Yeah, okay. But what does it sound like? What’s the big deal anyway?
Aesthetic & Affect
Hyperpop is pop as excess, much like the definition outlined. It’s overloaded, indulgent, eccentric, and—above all—extremely self-aware. This aspect of self-reflexivity and irony is born directly out of Internet culture, through endless criticism, memes, anonymity, democratisation, and raw purity of expression.
In a feature for The Guardian, journalist Shaad D’souza describes hyperpop as “bubblegum sweet, razor-sharp and deliriously chaotic.” And to my ear, that’s pretty much spot-on.
Musically, there are a few signifiers. As YouTuber Mic The Snare notes, hyperpop regularly features booming, “overblown” bass and pitch-shifted vocals that transform into an almost robotic “wailing screech.”
Other key elements include harsh synth lines, the heavy use of distortion, compression and electronic glitches, emotionally cathartic and self-deprecating lyricism, and metallic almost industrial percussion.
Perhaps the most noticeable element, however, is hyperpop’s irreverent visual aesthetic. It’s common to see album artwork and artist profiles that feature neon colour schemes, desktop screenshots of archaic and nostalgic software interfaces, anime characters, retro-futurism taken in a decidedly surrealist direction, and over-sexualised content.

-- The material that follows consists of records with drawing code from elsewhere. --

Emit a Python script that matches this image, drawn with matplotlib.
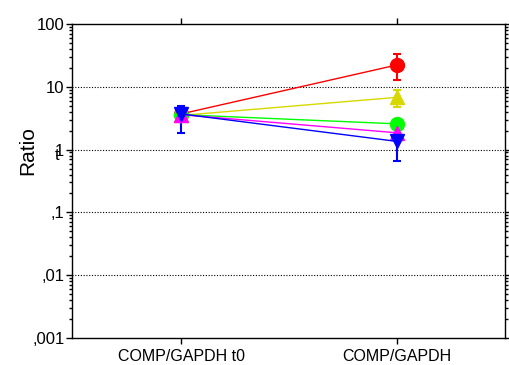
import matplotlib
matplotlib.use("Agg")
import matplotlib.pyplot as plt
import numpy as np
from matplotlib.ticker import FixedLocator, FixedFormatter, LogLocator, NullFormatter

plt.rcParams['font.family'] = ['Liberation Sans', 'DejaVu Sans']

# Data
categories = ["COMP/GAPDH t0", "COMP/GAPDH"]
series_colors = ["#ff0000", "#d8d800", "#00ff00", "#ff00ff", "#0000ff"]
series_markers = ["o", "^", "o", "^", "v"]
t0_values = [3.7, 3.5, 3.6, 3.6, 3.7]
end_values = [22.3, 6.8, 2.57, 1.85, 1.35]
t0_err_low = [0, 0, 0, 0, 1.85]
t0_err_high = [0, 0, 0, 0, 5.0]
end_err_low = [12.6, 4.8, 2.57, 1.6, 0.67]
end_err_high = [33.4, 9.0, 2.57, 2.1, 1.6]

y_ticks = [0.001, 0.01, 0.1, 1, 10, 100]
y_tick_labels = [",001", ",01", ",1", "1", "10", "100"]

fig = plt.figure(figsize=(5.1, 3.65), dpi=100)
ax = fig.add_axes([72 / 510, 1 - 338 / 365, (505 - 72) / 510, (338 - 24) / 365])

x = np.arange(len(categories))
for i in range(len(t0_values)):
    ys = np.array([t0_values[i], end_values[i]])
    lo = np.array([t0_err_low[i], end_err_low[i]])
    hi = np.array([t0_err_high[i], end_err_high[i]])
    lo = np.where(lo > 0, ys - lo, 0)
    hi = np.where(hi > 0, hi - ys, 0)
    ax.errorbar(x, ys, yerr=[lo, hi], color=series_colors[i], marker=series_markers[i],
                markersize=10, lw=1, elinewidth=1.5, capsize=3, capthick=1.5)

ax.set_yscale("log")
ax.set_ylim(0.001, 100)
ax.set_xlim(-0.505, 1.5)
ax.yaxis.set_major_locator(FixedLocator(y_ticks))
ax.yaxis.set_major_formatter(FixedFormatter(y_tick_labels))
ax.yaxis.set_minor_locator(LogLocator(base=10, subs=np.arange(2, 10)))
ax.yaxis.set_minor_formatter(NullFormatter())
ax.set_xticks(x)
ax.set_xticklabels(categories)

ax.tick_params(axis="both", which="major", direction="out", length=4, width=1,
               labelsize=12, top=True, right=True)
ax.tick_params(axis="y", which="major", pad=1.5)
ax.tick_params(axis="x", which="major", pad=4, labelsize=11.5)
ax.tick_params(axis="y", which="minor", direction="out", length=2.5, width=1, right=True)
for v in y_ticks[1:-1]:
    ax.axhline(v, color="black", lw=0.8, ls=(0, (1, 1.5)), zorder=0)
for s in ax.spines.values():
    s.set_linewidth(1)

ax.set_ylabel("Ratio", fontsize=15)
ax.yaxis.set_label_coords(-0.08, 0.596)
fig.text(57 / 510, 1 - 156 / 365, "t", fontsize=12, ha="center", va="center")

fig.savefig("out.png", dpi=100)
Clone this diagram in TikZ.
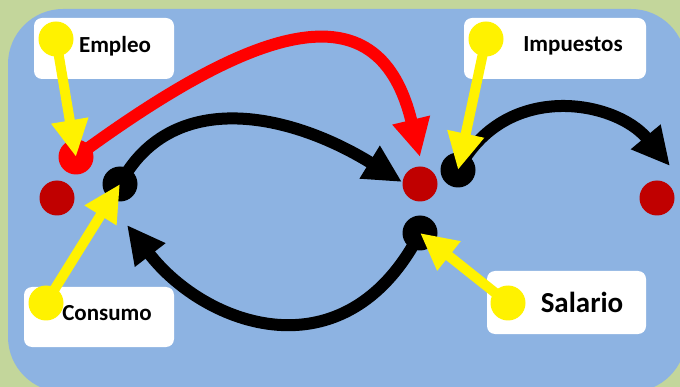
\documentclass[tikz,border=0pt]{standalone}
\usepackage{fontspec}
\setmainfont{Carlito}
\usetikzlibrary{arrows.meta}
\definecolor{bggreen}{HTML}{C3D69B}
\definecolor{panelblue}{HTML}{8DB3E2}
\definecolor{darkred}{HTML}{C00000}
\tikzset{
  lblbox/.style={fill=white, rounded corners=8pt, draw=none, inner sep=0pt},
  lbltext/.style={inner sep=0pt, font=\fontsize{23}{27}\selectfont\bfseries},
  dot/.style={circle, minimum size=35pt, inner sep=0pt, draw=none},
  ydot/.style={dot, fill=yellow},
  flow/.style={line width=12pt, -{Triangle[length=38pt,width=36pt]}},
  yarrow/.style={line width=10pt, yellow, -{Triangle[length=37pt,width=35pt]}}
}
\begin{document}
\begin{tikzpicture}[x=1pt,y=-1pt]
\fill[bggreen] (0,0) rectangle (680,387);
\useasboundingbox (0,0) rectangle (680,387);
\begin{scope}
\clip (0,0) rectangle (680,387);
\fill[panelblue, rounded corners=55pt] (8,9) rectangle (686,392);
\end{scope}
% label boxes
\node[lblbox, minimum width=140pt, minimum height=61pt] (empbox) at (104,48.5) {};
\node[lblbox, minimum width=182pt, minimum height=61pt] (impbox) at (555,48.5) {};
\node[lblbox, minimum width=150pt, minimum height=60pt] (conbox) at (99,317) {};
\node[lblbox, minimum width=159pt, minimum height=63pt] (salbox) at (566.5,302.5) {};
% dots
\node[dot, fill=darkred] (d1) at (57,198) {};
\node[dot, fill=darkred] (d2) at (420,184) {};
\node[dot, fill=darkred] (d3) at (657,198) {};
\node[dot, fill=red] (r1) at (76,157) {};
\node[dot, fill=black] (b1) at (120,184) {};
\node[dot, fill=black] (b2) at (458,170) {};
\node[dot, fill=black] (b3) at (420,233) {};
% tips
\coordinate (tr) at (420,157);
\coordinate (tb1) at (402,182);
\coordinate (tb2) at (670,166);
\coordinate (tb3) at (127,225);
% flows
\draw[flow, red] (r1.center) .. controls (265,18) and (380,-10) .. (tr);
\draw[flow, black] (b1.center) .. controls (170,90) and (285,110) .. (tb1);
\draw[flow, black] (b2.center) .. controls (505,80) and (615,100) .. (tb2);
\draw[flow, black] (b3.center) .. controls (345,378) and (205,326) .. (tb3);
% yellow pointers
\node[ydot] (yemp) at (56,39) {};
\node[ydot] (yimp) at (486,39) {};
\node[ydot] (ycon) at (46,303) {};
\node[ydot] (ysal) at (508,303) {};
\draw[yarrow] (yemp.center) -- (r1.center);
\draw[yarrow] (yimp.center) -- (b2.center);
\draw[yarrow] (ycon.center) -- (b1.center);
\draw[yarrow] (ysal.center) -- (b3.center);
% texts
\node[lbltext] (temp) at (115,46) {Empleo};
\node[lbltext] (timp) at (573,46) {Impuestos};
\node[lbltext] (tcon) at (107,313) {Consumo};
\node[lbltext, font=\fontsize{29}{33}\selectfont\bfseries] (tsal) at (582,302) {Salario};
\end{tikzpicture}
\end{document}
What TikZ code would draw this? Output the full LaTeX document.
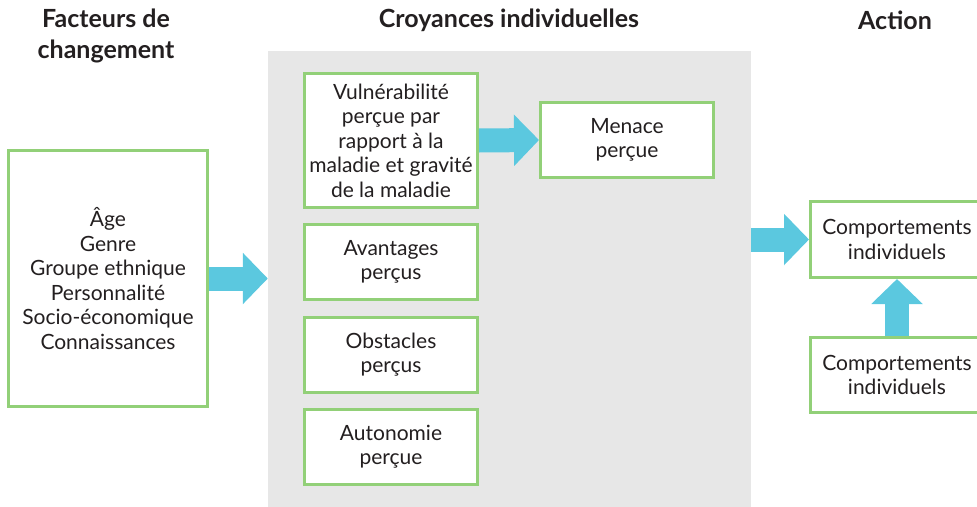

Sometimes it can be all of this at once—and more. Remember, it’s all about excess. It’s the artifice of pop magnified and refracted back on itself with a sly, knowing wink.
Crucially, this deliberate form of outsider art has been embraced by, well, outsiders. Hyperpop has strong roots in the LGBTQ+ community and is heavily influenced by queer aesthetics. Many artists and devoted fans identify as gay, transgender, non-binary and gender fluid. And much of the modulation found in gender presentation and sexual orientation is a crucial component in hyperpop's versatility and wide-ranging appeal among younger listeners.
Reception & Legacy
Like any musical genre, hyperpop has its diehards and detractors. Joe Vitagliano of American Songwriter described it as “an exciting, bombastic and iconoclastic genre—if it can even be called a ‘genre’,“ noting that the burgeoning and paradoxical microgenre has “a distinctive late-capitalism-dystopia vibe.”
Likewise, VICE journalist Eli Enis boldly declared that hyperpop was “A Genre Tag for Genre-less Music,” giving birth ‘to a new generation of artists who are young, queer and fiercely protective.”
Others were more dismissive. In a recent piece for WKNC 88.1, a user listed as “Delusional Melodrama” wrote that hyperpop was “a quasi-genre of delusional gay screeching atop loud, sometimes unpleasant noises.” Now, the piece in question is firmly tongue-in-cheek, so don’t get too riled up, but the user does go on to describe the hyperpop scene at large as “polarizing” and “an unquestionable train wreck.” So, you know—stones, glasshouses, etc.
Regardless, it’s hard to deny the innovation and creative flair on display. While you might not enjoy—or like me, not even know—what hyperpop is, it’s hard to argue against what it represents: something new, something fun, and something entirely different from the status quo.